Sorting through Klamath Basin water rights is expensive, complex

 
By TY BEAVER
H&N Staff Writer
September 13, 2008

   About $ 5,000 a day is going toward adjudication of water rights in the Klamath Basin, according to water attorney Bill Ganong. 
 
   Water users and their posses of lawyers, researchers and hired experts are wading through the state’s process of deciding who gets how much water as they await a decision from Portland-based PacifiCorp regarding removal of four Klamath River hydroelectric dams. A proposed water deal, the Klamath Basin Restoration Agreement, hinges on removal of the dams. 

 
 Adjudication is a lengthy and expensive process where irrigators, the Klamath Tribes and other entities battle for the region’s water resources.
 
It could be decades before water conflicts are solved

   Invaluable tribal water rights and tens of millions of dollars in property values and agricultural production are at stake. 
 
   It could be decades before the region’s water conflicts are resolved. Until then, water users will either settle with their competitors or pursue legal action against them. 
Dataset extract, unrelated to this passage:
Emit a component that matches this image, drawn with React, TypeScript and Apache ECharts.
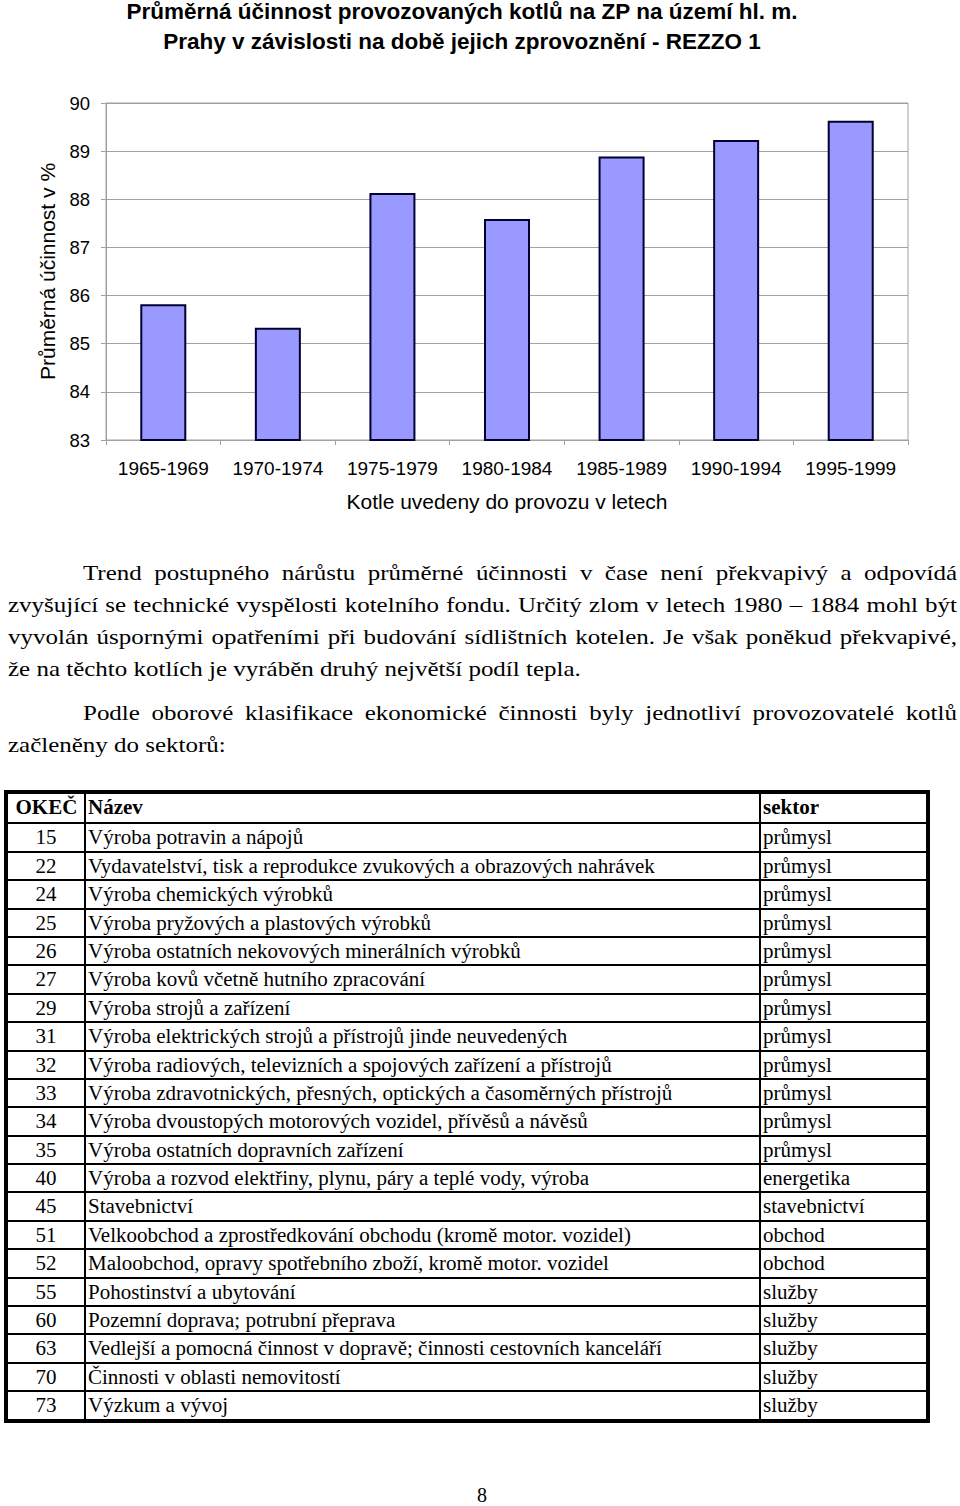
import React, { useEffect, useRef } from "react";
import * as echarts from "echarts";

const titleLines = [
  "Průměrná účinnost provozovaných kotlů na ZP na území hl. m.",
  "Prahy v závislosti na době jejich zprovoznění - REZZO 1",
];
const categories = ["1965-1969", "1970-1974", "1975-1979", "1980-1984", "1985-1989", "1990-1994", "1995-1999"];
const efficiency = [85.82, 85.33, 88.13, 87.59, 88.89, 89.23, 89.63];
const yMin = 83;
const yMax = 90;
const yStep = 1;
const yAxisName = "Průměrná účinnost v %";
const xAxisName = "Kotle uvedeny do provozu v letech";

const paragraph1 = [
  "Trend postupného nárůstu průměrné účinnosti v čase není překvapivý a odpovídá",
  "zvyšující se technické vyspělosti kotelního fondu. Určitý zlom v letech 1980 – 1884 mohl být",
  "vyvolán úspornými opatřeními při budování sídlištních kotelen. Je však poněkud překvapivé,",
  "že na těchto kotlích je vyráběn druhý největší podíl tepla.",
];
const paragraph2 = [
  "Podle oborové klasifikace ekonomické činnosti byly jednotliví provozovatelé kotlů",
  "začleněny do sektorů:",
];

const tableHeader = ["OKEČ", "Název", "sektor"];
const okecCodes = ["15", "22", "24", "25", "26", "27", "29", "31", "32", "33", "34", "35", "40", "45", "51", "52", "55", "60", "63", "70", "73"];
const activityNames = [
  "Výroba potravin a nápojů",
  "Vydavatelství, tisk a reprodukce zvukových a obrazových nahrávek",
  "Výroba chemických výrobků",
  "Výroba pryžových a plastových výrobků",
  "Výroba ostatních nekovových minerálních výrobků",
  "Výroba kovů včetně hutního zpracování",
  "Výroba strojů a zařízení",
  "Výroba elektrických strojů a přístrojů jinde neuvedených",
  "Výroba radiových, televizních a spojových zařízení a přístrojů",
  "Výroba zdravotnických, přesných, optických a časoměrných přístrojů",
  "Výroba dvoustopých motorových vozidel, přívěsů a návěsů",
  "Výroba ostatních dopravních zařízení",
  "Výroba a rozvod elektřiny, plynu, páry a teplé vody, výroba",
  "Stavebnictví",
  "Velkoobchod a zprostředkování obchodu (kromě motor. vozidel)",
  "Maloobchod, opravy spotřebního zboží, kromě motor. vozidel",
  "Pohostinství a ubytování",
  "Pozemní doprava; potrubní přeprava",
  "Vedlejší a pomocná činnost v dopravě; činnosti cestovních kanceláří",
  "Činnosti v oblasti nemovitostí",
  "Výzkum a vývoj",
];
const sectors = [
  "průmysl", "průmysl", "průmysl", "průmysl", "průmysl", "průmysl", "průmysl", "průmysl", "průmysl", "průmysl", "průmysl", "průmysl",
  "energetika", "stavebnictví", "obchod", "obchod", "služby", "služby", "služby", "služby", "služby",
];
const pageNumber = "8";

const SANS = "'Liberation Sans', Arial, sans-serif";
const SERIF = "'Liberation Serif', 'Times New Roman', serif";

function Chart() {
  const ref = useRef<HTMLDivElement>(null);
  useEffect(() => {
    if (!ref.current) return;
    const chart = echarts.init(ref.current, null, { renderer: "svg" });
    const gray = "#a0a0a0";
    chart.setOption({
      animation: false,
      backgroundColor: "#ffffff",
      textStyle: { fontFamily: SANS },
      graphic: titleLines.map((t, i) => ({
        type: "text",
        x: 462,
        y: 11 + i * 30,
        style: {
          text: t,
          fill: "#000",
          font: `bold 22.5px ${SANS}`,
          textAlign: "center",
          textVerticalAlign: "middle",
        },
      })),
      grid: {
        left: 106,
        right: 52,
        top: 103,
        bottom: 90,
        show: true,
        borderColor: gray,
        borderWidth: 1,
        outerBoundsMode: "none",
      },
      xAxis: {
        type: "category",
        data: categories,
        boundaryGap: true,
        name: xAxisName,
        nameLocation: "middle",
        nameGap: 51,
        nameTextStyle: { fontSize: 21, color: "#000", fontFamily: SANS },
        axisLine: { lineStyle: { color: gray, width: 1 } },
        axisTick: { show: true, length: 5, interval: 0, lineStyle: { color: gray } },
        axisLabel: { fontSize: 19, color: "#000", margin: 19, interval: 0, fontFamily: SANS },
      },
      yAxis: {
        type: "value",
        min: yMin,
        max: yMax,
        interval: yStep,
        name: yAxisName,
        nameLocation: "middle",
        nameGap: 48,
        nameTextStyle: { fontSize: 21, color: "#000", fontFamily: SANS },
        axisLine: { show: true, lineStyle: { color: gray, width: 1 } },
        axisTick: { show: true, length: 5, lineStyle: { color: gray } },
        axisLabel: { fontSize: 18.5, color: "#000", margin: 16, fontFamily: SANS },
        splitLine: { show: true, lineStyle: { color: gray, width: 1 } },
      },
      series: [
        {
          type: "bar",
          data: efficiency,
          barWidth: 46,
          itemStyle: { color: "#9999ff", borderColor: "#000033", borderWidth: 2 },
        },
      ],
    });
    return () => chart.dispose();
  }, []);
  return <div ref={ref} style={{ position: "absolute", left: 0, top: 0, width: 960, height: 530 }} />;
}

const P_SCALE = 1.135;
const lineStyle = (top: number, indent: boolean, last: boolean): React.CSSProperties => ({
  position: "absolute",
  left: 8,
  top,
  width: 949 / P_SCALE,
  height: 32,
  lineHeight: "32px",
  fontFamily: SERIF,
  fontSize: 22,
  color: "#000",
  whiteSpace: "normal",
  textAlign: last ? "left" : "justify",
  textAlignLast: last ? "left" : "justify",
  textIndent: indent ? 75 / P_SCALE : 0,
  transform: `scaleX(${P_SCALE})`,
  transformOrigin: "0 0",
});

function Paragraphs() {
  const p1Tops = [557, 589, 621, 653];
  const p2Tops = [697, 729];
  return (
    <>
      {paragraph1.map((l, i) => (
        <div key={"a" + i} style={lineStyle(p1Tops[i], i === 0, i === paragraph1.length - 1)}>
          {l}
        </div>
      ))}
      {paragraph2.map((l, i) => (
        <div key={"b" + i} style={lineStyle(p2Tops[i], i === 0, i === paragraph2.length - 1)}>
          {l}
        </div>
      ))}
    </>
  );
}

const T_SCALE = 1.05;
function Scaled({ text, center }: { text: string; center?: boolean }) {
  return (
    <span
      style={{
        display: "inline-block",
        transform: `scaleX(${T_SCALE})`,
        transformOrigin: center ? "50% 50%" : "0 50%",
      }}
    >
      {text}
    </span>
  );
}

function Table() {
  const rowH = 28.4;
  const col1 = 76;
  const col2 = 675;
  const cell = (w: number | string, extra: React.CSSProperties = {}): React.CSSProperties => ({
    width: w,
    flex: typeof w === "string" ? 1 : "none",
    boxSizing: "border-box",
    overflow: "hidden",
    whiteSpace: "nowrap",
    ...extra,
  });
  const rows = [
    { c: tableHeader[0], n: tableHeader[1], s: tableHeader[2], bold: true },
    ...okecCodes.map((c, i) => ({ c, n: activityNames[i], s: sectors[i], bold: false })),
  ];
  return (
    <div
      style={{
        position: "absolute",
        left: 4,
        top: 790,
        width: 926,
        boxSizing: "border-box",
        border: "4px solid #000",
        fontFamily: SERIF,
        fontSize: 20,
        color: "#000",
      }}
    >
      {rows.map((r, i) => (
        <div
          key={i}
          style={{
            display: "flex",
            height: rowH,
            lineHeight: rowH - 2 + "px",
            borderTop: i === 0 ? "none" : "2px solid #000",
            boxSizing: "border-box",
            fontWeight: r.bold ? "bold" : "normal",
          }}
        >
          <div style={cell(col1, { textAlign: "center" })}>
            <Scaled text={r.c} center />
          </div>
          <div style={cell(col2, { borderLeft: "2px solid #000", paddingLeft: 2 })}>
            <Scaled text={r.n} />
          </div>
          <div style={cell("1", { borderLeft: "2px solid #000", paddingLeft: 2 })}>
            <Scaled text={r.s} />
          </div>
        </div>
      ))}
    </div>
  );
}

export default function App() {
  return (
    <div style={{ position: "absolute", left: 0, top: 0, width: 960, height: 1506, overflow: "hidden", background: "#fff" }}>
      <Chart />
      <Paragraphs />
      <Table />
      <div
        style={{
          position: "absolute",
          left: 0,
          top: 1485,
          width: 964,
          height: 20,
          textAlign: "center",
          fontFamily: SERIF,
          fontSize: 20,
          lineHeight: "20px",
          color: "#000",
        }}
      >
        {pageNumber}
      </div>
    </div>
  );
}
   “Individuals have to make the decision for themselves,” said Becky Hyde, a water user off the Klamath Reclamation Project. 

   The Klamath Basin adjudication process applies to any individual or agency using surface water in the Klamath River watershed, which includes the river, Upper Klamath Lake and any streams that flow into the lake. 

   Irrigators on and off the Klamath Reclamation Project, the Klamath Tribes and government agencies such as the U.S. Forest Service and the U.S. Fish and Wildlife Service are among some of adjudication’s prominent claimants. 

   The seniority of water rights is already established: The Tribes have the most senior rights, the newest irrigators some of the least. Adjudication seeks to define ho w much water each should get.